Oh ya ada dua buku yang ingin saya rekomendasikan kepada teman-teman kecil dan orang tua:
- Buku Seri Anak Memasak-Yuk Masak/ Buku Memasakku Bersama Teman-teman, karya Linda Carolina Brotodjojo, Terbitan Gramedia, tahun 2009. Isinya cukup mudah diikuti dan lengkap. Bahkan ada ide mengadakan Pesta Memasak di rumah. Ada panduan mulai dari persiapan, sebelum, saat dan setelah memasak. Menu yang ditawarkan pun tidak sulit seperti puding coklat tahu, pancakes, es loli dan mini piza. Teman-teman tak harus membeli untuk membacanya. Buku bisa diakses juga melalui aplikasi Ipusnas di ponsel. Saya pun mengaksesnya dari sana.
- Buku Seri Anak Memasak-Yuk Masak/ Buku Memasakku Bersama Ibu, karya Linda Carolina Brotodjojo, Terbitan Gramedia, tahun 2009. Kebetulan buku ini saya miliki dan sering dibaca oleh Gara. Isinya juga menu masakan yang sederhana untuk dipraktikkan anak dan orang tua. Saya suka buku ini karena penjelasannya yang lengkap. Bahkan ada halaman khusus berisi gambar perlengkapan di dapur dan nama-namanya. Lalu di setiap menu juga ada kode keamanan memasak. Ada lingkaran warna kuning, merah atau hijau. Kuning artinya cukup aman tidak memakai alat elektronik atau benda tajam, hijau artinya membutuhkan pisau dan membutuhkan dampingan ortu, merah artinya memakai alat elektronik atau benda panas sehingga sangat membutuhkan dampingan ortu. Buku ini pun tersedia di rumah.
Sebetulnya banyak sumber lain yang bisa digunakan, media youtube pun sering jadi pilihan kami dalam menentukan mau masak apa. Tapi tidak ada salahnya juga jika ingin membuat menu sendiri hasil kreasi anak dan orang tua.
Baiklah tulisan saya sudah mencapai ujungnya. Sebaiknya kita tidak menyepelekan kegiatan memasak bersama, sebab mungkin ada sesuatu yang tersembunyi dan menjadi kejutan suatu hari nanti.

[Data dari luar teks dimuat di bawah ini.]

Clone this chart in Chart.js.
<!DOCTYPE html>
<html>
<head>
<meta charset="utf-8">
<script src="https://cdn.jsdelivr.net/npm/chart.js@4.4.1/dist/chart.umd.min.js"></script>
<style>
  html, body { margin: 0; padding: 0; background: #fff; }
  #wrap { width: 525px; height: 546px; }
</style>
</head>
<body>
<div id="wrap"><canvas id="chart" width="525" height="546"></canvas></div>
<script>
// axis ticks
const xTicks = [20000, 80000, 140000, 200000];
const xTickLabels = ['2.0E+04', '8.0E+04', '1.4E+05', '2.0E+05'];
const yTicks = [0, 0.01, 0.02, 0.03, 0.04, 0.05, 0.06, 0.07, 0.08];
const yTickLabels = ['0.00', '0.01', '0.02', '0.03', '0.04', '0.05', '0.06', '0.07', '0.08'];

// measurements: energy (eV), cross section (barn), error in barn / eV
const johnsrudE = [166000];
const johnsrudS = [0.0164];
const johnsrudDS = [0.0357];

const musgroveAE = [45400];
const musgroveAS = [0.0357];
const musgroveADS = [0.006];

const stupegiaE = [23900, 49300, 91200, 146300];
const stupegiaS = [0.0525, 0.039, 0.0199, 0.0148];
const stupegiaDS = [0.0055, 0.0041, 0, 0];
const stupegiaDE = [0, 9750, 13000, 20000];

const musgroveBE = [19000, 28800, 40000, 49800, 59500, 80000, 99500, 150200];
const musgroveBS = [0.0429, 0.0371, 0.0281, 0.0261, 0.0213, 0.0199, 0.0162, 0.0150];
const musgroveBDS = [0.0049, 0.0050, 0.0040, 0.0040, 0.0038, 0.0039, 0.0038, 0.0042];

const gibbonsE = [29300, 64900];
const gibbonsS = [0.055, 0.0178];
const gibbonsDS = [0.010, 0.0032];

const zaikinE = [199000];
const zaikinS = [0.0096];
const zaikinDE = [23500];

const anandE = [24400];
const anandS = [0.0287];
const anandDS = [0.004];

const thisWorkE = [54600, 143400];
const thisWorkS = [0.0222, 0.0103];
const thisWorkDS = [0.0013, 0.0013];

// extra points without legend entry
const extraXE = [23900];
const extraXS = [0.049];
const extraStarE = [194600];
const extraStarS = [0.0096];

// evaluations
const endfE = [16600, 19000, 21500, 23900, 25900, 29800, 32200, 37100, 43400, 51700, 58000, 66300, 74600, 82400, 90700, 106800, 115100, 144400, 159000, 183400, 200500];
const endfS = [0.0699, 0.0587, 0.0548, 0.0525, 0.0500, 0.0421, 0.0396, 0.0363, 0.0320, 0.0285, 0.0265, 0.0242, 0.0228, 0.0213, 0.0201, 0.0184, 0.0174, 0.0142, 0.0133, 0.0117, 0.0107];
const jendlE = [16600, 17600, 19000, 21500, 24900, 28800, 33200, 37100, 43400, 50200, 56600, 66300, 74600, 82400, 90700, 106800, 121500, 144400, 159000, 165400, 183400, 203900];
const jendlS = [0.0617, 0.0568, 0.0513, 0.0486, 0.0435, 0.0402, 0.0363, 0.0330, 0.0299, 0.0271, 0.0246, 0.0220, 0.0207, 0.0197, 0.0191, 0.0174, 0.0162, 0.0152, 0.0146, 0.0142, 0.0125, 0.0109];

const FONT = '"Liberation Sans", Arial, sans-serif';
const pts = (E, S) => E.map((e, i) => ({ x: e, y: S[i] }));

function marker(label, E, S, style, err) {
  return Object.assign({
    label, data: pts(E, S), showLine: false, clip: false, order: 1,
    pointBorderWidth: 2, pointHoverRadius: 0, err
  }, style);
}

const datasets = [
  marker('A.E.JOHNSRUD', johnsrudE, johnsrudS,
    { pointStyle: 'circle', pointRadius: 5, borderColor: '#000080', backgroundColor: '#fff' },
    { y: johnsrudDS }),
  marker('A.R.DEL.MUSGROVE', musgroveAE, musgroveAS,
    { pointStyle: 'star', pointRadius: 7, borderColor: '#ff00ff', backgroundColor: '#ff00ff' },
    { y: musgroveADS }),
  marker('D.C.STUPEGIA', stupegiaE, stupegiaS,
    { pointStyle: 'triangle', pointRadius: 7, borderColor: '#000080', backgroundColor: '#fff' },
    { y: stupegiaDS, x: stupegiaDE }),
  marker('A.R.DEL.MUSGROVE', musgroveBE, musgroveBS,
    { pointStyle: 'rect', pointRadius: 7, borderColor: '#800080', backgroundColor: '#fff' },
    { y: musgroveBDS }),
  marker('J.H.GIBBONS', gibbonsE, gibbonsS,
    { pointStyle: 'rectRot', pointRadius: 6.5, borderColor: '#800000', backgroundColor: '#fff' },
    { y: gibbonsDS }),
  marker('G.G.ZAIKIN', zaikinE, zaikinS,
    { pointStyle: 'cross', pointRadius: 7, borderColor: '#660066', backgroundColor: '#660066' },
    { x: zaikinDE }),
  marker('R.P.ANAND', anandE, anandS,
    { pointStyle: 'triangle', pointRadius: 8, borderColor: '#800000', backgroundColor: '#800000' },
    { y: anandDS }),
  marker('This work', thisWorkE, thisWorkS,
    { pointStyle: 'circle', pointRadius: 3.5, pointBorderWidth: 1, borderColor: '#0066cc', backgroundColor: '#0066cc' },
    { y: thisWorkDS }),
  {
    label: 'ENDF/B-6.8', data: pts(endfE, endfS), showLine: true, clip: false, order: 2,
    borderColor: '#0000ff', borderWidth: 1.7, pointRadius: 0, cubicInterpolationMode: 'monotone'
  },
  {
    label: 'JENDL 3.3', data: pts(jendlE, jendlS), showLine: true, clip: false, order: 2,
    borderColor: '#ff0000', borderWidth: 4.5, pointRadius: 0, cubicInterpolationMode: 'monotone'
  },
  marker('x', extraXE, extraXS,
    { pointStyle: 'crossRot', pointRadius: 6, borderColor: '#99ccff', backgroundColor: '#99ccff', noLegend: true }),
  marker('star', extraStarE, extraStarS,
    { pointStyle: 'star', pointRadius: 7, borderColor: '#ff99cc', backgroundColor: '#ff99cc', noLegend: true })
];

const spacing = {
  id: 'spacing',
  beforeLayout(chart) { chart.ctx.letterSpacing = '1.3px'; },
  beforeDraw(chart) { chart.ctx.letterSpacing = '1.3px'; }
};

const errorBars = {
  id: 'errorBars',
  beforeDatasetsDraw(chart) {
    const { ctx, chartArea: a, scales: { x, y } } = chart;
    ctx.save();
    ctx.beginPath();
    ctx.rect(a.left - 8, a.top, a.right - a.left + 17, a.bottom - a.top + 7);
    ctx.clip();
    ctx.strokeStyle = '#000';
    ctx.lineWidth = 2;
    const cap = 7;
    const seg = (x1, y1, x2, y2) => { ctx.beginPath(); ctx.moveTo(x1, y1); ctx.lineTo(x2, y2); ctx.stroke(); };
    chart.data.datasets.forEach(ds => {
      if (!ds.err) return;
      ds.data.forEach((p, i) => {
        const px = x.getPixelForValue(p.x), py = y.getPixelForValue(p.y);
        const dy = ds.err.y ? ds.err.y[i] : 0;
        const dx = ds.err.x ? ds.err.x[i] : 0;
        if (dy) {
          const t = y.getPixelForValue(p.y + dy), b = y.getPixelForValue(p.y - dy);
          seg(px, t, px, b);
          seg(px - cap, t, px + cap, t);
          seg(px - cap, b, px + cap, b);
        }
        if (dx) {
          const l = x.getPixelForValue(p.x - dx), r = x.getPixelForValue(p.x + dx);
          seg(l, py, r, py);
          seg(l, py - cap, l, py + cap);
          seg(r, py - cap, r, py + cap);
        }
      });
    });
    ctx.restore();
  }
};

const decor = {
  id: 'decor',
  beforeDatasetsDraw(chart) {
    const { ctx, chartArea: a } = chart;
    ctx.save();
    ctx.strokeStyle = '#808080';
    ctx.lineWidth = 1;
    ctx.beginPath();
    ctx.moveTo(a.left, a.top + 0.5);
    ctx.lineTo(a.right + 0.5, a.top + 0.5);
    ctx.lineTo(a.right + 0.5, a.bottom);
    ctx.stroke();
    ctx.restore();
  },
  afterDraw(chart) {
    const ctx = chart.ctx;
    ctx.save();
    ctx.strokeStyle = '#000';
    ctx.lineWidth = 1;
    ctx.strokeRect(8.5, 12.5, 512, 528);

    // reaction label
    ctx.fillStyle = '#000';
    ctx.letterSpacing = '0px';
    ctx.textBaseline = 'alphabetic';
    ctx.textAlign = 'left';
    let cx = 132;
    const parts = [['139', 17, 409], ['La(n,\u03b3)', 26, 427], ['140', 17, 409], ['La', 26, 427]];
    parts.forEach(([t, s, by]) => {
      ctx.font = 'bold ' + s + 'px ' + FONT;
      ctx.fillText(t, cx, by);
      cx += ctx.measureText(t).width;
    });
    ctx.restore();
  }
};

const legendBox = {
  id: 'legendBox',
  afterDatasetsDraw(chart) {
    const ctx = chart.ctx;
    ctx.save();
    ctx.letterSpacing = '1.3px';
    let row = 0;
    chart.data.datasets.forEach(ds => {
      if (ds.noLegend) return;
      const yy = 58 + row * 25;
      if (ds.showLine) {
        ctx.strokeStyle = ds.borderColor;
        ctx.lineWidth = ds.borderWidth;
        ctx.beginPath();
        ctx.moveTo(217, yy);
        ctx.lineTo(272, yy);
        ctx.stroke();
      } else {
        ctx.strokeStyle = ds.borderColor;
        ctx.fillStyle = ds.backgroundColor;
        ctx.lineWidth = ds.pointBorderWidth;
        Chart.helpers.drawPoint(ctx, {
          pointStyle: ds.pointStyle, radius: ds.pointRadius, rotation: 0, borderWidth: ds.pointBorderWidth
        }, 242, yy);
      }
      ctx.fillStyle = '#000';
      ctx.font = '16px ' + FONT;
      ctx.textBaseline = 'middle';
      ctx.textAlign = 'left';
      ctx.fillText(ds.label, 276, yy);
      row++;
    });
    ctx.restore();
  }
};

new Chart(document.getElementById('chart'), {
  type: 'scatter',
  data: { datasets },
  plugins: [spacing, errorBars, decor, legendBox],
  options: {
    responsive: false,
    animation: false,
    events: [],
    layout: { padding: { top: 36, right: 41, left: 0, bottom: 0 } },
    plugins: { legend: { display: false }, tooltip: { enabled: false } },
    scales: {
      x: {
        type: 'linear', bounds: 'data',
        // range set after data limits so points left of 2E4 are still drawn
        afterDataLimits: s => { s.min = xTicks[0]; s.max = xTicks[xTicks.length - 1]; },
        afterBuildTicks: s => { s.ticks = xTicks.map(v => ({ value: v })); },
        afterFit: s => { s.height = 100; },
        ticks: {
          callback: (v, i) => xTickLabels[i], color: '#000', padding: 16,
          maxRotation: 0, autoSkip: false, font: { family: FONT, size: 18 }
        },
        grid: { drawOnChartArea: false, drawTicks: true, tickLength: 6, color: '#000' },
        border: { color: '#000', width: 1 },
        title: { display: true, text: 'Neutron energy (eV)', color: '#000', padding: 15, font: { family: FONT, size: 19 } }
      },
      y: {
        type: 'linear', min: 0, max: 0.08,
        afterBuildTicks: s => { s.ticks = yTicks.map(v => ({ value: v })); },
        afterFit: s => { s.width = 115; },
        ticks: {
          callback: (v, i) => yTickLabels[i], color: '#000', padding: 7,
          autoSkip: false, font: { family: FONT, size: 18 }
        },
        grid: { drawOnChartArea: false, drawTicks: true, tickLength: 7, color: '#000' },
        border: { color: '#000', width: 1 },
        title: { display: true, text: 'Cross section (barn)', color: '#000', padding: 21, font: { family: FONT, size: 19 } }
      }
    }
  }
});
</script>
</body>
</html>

Siapa tahu koki-koki kecil yang sejak dini belajar memasak dengan cermat, kreatif dan sepenuh hati akan menjadi koki ternama atau setidaknya selalu terkenang di hati keluarga yang membesarkannya.
“Kegiatan memasak dapat membantu kalian menjadi lebih percaya diri, kreatif dan dapat melatih kemampuan motorik kalian.”